Another key idea from the introduction is that designing software is the process of creating "virtualities - the world in which a user of the software perceives, acts, and responds to experiences." The concept of "virtuality" is a generalization of the idea of a "software metaphor", encompassing ideas as disparate as a windowed GUI desktop, to Tetris, to the internet itself, and encompassing also the underlying assumptions about how these virtual worlds work. In this light, software design becomes the process in which "the patterns of life for [a virtuality's'] inhabitants are being shaped", much like an architect shapes the patterns of life for the inhabitants of a building. As I've said before, finding good virtualities, or metaphors, is the true mark of skillfully designed software. With the right metaphor, many of a system's most difficult problems suddenly become clear.

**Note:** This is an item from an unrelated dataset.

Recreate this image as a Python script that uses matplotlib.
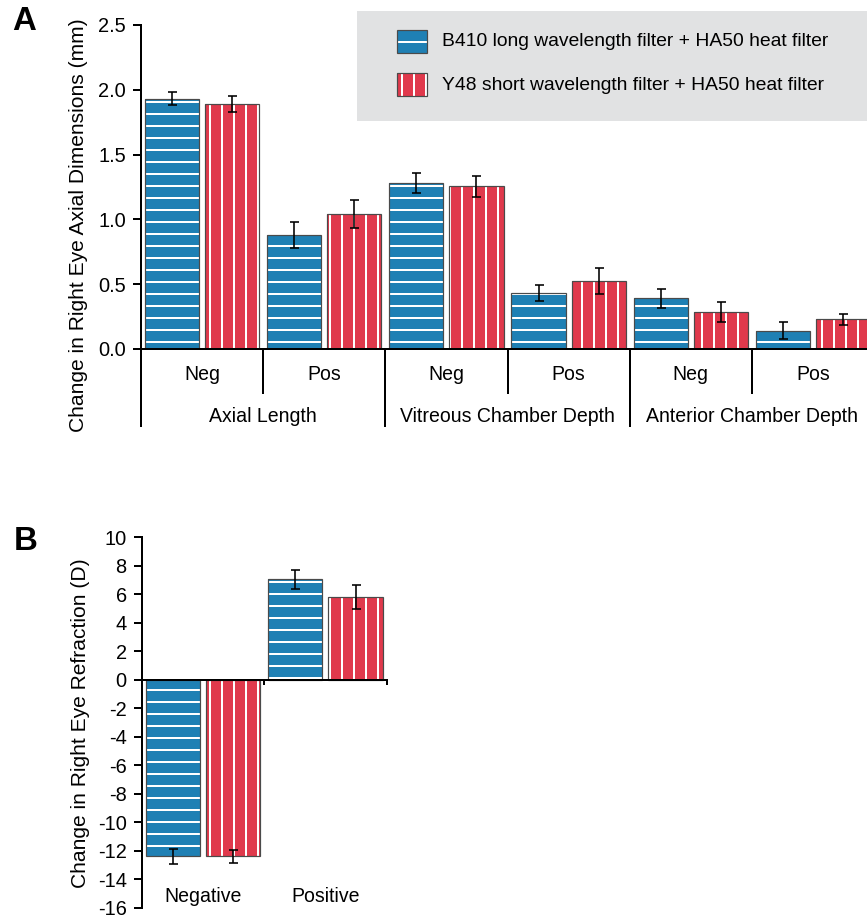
import numpy as np
import matplotlib.pyplot as plt
from matplotlib.patches import Rectangle
from matplotlib.ticker import FormatStrFormatter

plt.rcParams['font.family'] = ['Liberation Sans', 'DejaVu Sans']
plt.rcParams['hatch.linewidth'] = 2.0
plt.rcParams['axes.unicode_minus'] = False

# Panel A data
sublabels = ['Neg', 'Pos', 'Neg', 'Pos', 'Neg', 'Pos']
measures = ['Axial Length', 'Vitreous Chamber Depth', 'Anterior Chamber Depth']
b410_axial = [1.93, 0.88, 1.28, 0.43, 0.39, 0.14]
b410_axial_err = [0.05, 0.10, 0.08, 0.06, 0.07, 0.065]
y48_axial = [1.89, 1.04, 1.255, 0.525, 0.285, 0.23]
y48_axial_err = [0.063, 0.11, 0.08, 0.10, 0.08, 0.043]

# Panel B data
refr_labels = ['Negative', 'Positive']
b410_refr = [-12.4, 7.05]
b410_refr_err = [0.55, 0.65]
y48_refr = [-12.4, 5.8]
y48_refr_err = [0.47, 0.82]

series_names = ['B410 long wavelength filter + HA50 heat filter',
                'Y48 short wavelength filter + HA50 heat filter']

BLUE = '#1f80b4'
RED = '#e0394c'
EDGE = '#4a4a4a'
W, H = 867, 920
bar_w = 0.443
offs = [-0.246, 0.246]


def draw_bars(ax, x, vals, errs, color, hatch):
    ax.bar(x, vals, bar_w, color=color, edgecolor='white', hatch=hatch, linewidth=0)
    ax.bar(x, vals, bar_w, fill=False, edgecolor=EDGE, linewidth=1.2)
    ax.errorbar(x, vals, yerr=errs, fmt='none', ecolor='black',
                elinewidth=1.6, capsize=4.5, capthick=1.6)


fig = plt.figure(figsize=(W / 72, H / 72), dpi=72)

# ---------- Panel A ----------
axA = fig.add_axes([141 / W, 1 - 349 / H, 733 / W, 324 / H])
xa = np.arange(len(sublabels)) + 0.5
draw_bars(axA, xa + offs[0], b410_axial, b410_axial_err, BLUE, '-')
draw_bars(axA, xa + offs[1], y48_axial, y48_axial_err, RED, '|')
axA.set_xlim(0, 6)
axA.set_ylim(0, 2.5)
axA.set_yticks(np.arange(0, 2.51, 0.5))
axA.yaxis.set_major_formatter(FormatStrFormatter('%.1f'))
axA.set_xticks([])
for s in ['top', 'right']:
    axA.spines[s].set_visible(False)
for s in ['left', 'bottom']:
    axA.spines[s].set_linewidth(2)
axA.tick_params(axis='y', length=8, width=2, labelsize=20, pad=7)
axA.set_ylabel('Change in Right Eye Axial Dimensions (mm)', fontsize=21)
axA.yaxis.set_label_coords(-0.072, 0.383)

trA = axA.get_xaxis_transform()
short_y = -(393 - 349) / 324
long_y = -(426 - 349) / 324
axA.plot([0, 0], [0, long_y], color='black', lw=2, transform=trA, clip_on=False)
for k in range(1, 6):
    yend = long_y if k % 2 == 0 else short_y
    axA.plot([k, k], [0, yend], color='black', lw=2, transform=trA, clip_on=False)
for i, lab in enumerate(sublabels):
    axA.text(i + 0.5, -(374 - 349) / 324, lab, transform=trA,
             ha='center', va='center', fontsize=19.5)
for j, lab in enumerate(measures):
    axA.text(2 * j + 1, -(417 - 349) / 324, lab, transform=trA,
             ha='center', va='center', fontsize=19.5)

# ---------- Panel B ----------
axB = fig.add_axes([141.7 / W, 1 - 907.7 / H, 245 / W, 370.4 / H])
xb = np.arange(len(refr_labels)) + 0.5
draw_bars(axB, xb + offs[0], b410_refr, b410_refr_err, BLUE, '-')
draw_bars(axB, xb + offs[1], y48_refr, y48_refr_err, RED, '|')
axB.set_xlim(0, 2)
axB.set_ylim(-16, 10)
axB.set_yticks(np.arange(-16, 11, 2))
axB.set_xticks([1, 2])
axB.set_xticklabels([])
axB.spines['bottom'].set_position(('data', 0))
for s in ['top', 'right']:
    axB.spines[s].set_visible(False)
for s in ['left', 'bottom']:
    axB.spines[s].set_linewidth(2)
axB.tick_params(axis='y', length=8, width=2, labelsize=20, pad=7)
axB.tick_params(axis='x', length=5, width=2, direction='out')
axB.set_ylabel('Change in Right Eye Refraction (D)', fontsize=21)
axB.yaxis.set_label_coords(-0.213, 0.499)
for i, lab in enumerate(refr_labels):
    axB.text(i + 0.5, -15.2, lab, ha='center', va='center', fontsize=19.5)

# ---------- Legend ----------
fig.add_artist(Rectangle((357 / W, 1 - 121 / H), (W - 357) / W, 110 / H,
                         transform=fig.transFigure, facecolor='#e1e2e3',
                         edgecolor='none'))
for k, (name, col, hat) in enumerate(zip(series_names, [BLUE, RED], ['-', '|'])):
    top = 30 + k * 43
    fig.add_artist(Rectangle((397 / W, 1 - (top + 23) / H), 30 / W, 23 / H,
                             transform=fig.transFigure, facecolor=col,
                             edgecolor='white', hatch=hat, linewidth=0))
    fig.add_artist(Rectangle((397 / W, 1 - (top + 23) / H), 30 / W, 23 / H,
                             transform=fig.transFigure, fill=False,
                             edgecolor=EDGE, linewidth=1.2))
    fig.text(442 / W, 1 - (top + 12) / H, name, ha='left', va='center', fontsize=19.3)

# panel letters
fig.text(12 / W, 1 - 6 / H, 'A', fontsize=33, fontweight='bold', va='top', ha='left')
fig.text(14 / W, 1 - 526 / H, 'B', fontsize=33, fontweight='bold', va='top', ha='left')

fig.savefig('out.png', dpi=72)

So What About my Database Issues

Even though Prof. Winograd uses virtualities to describe the virtual worlds created for human interaction, I think the idea is also applicable to the equally complex world that non-human-facing software systems inhabit. Many of the problems between the e-commerce system and the back-end system happened because the two systems had fundamentally different virtualities. When is data meaningful? What are the consequences of errors, and the processes for correcting those errors? When will services be available? These are all implicit aspects of a software virtuality, and determine much of its behavior, just like the layout of a high-rise with an attached parking lot determines much of the behavior of the people in the building, no matter what their job. When we designed the e-commerce system, we were operating under very different assumptions about these questions than the designers of the back-end systems. The systems were both good inhabitants of their own virtualities, but were poorly suited to operating in the other's virtuality. The difficulties we encountered could probably have been avoided had we looked beyond the simple metaphor of orders and items, and the simple operational issues of latency, throughput, semaphores, and so on, and really thought about the worlds these software systems inhabit.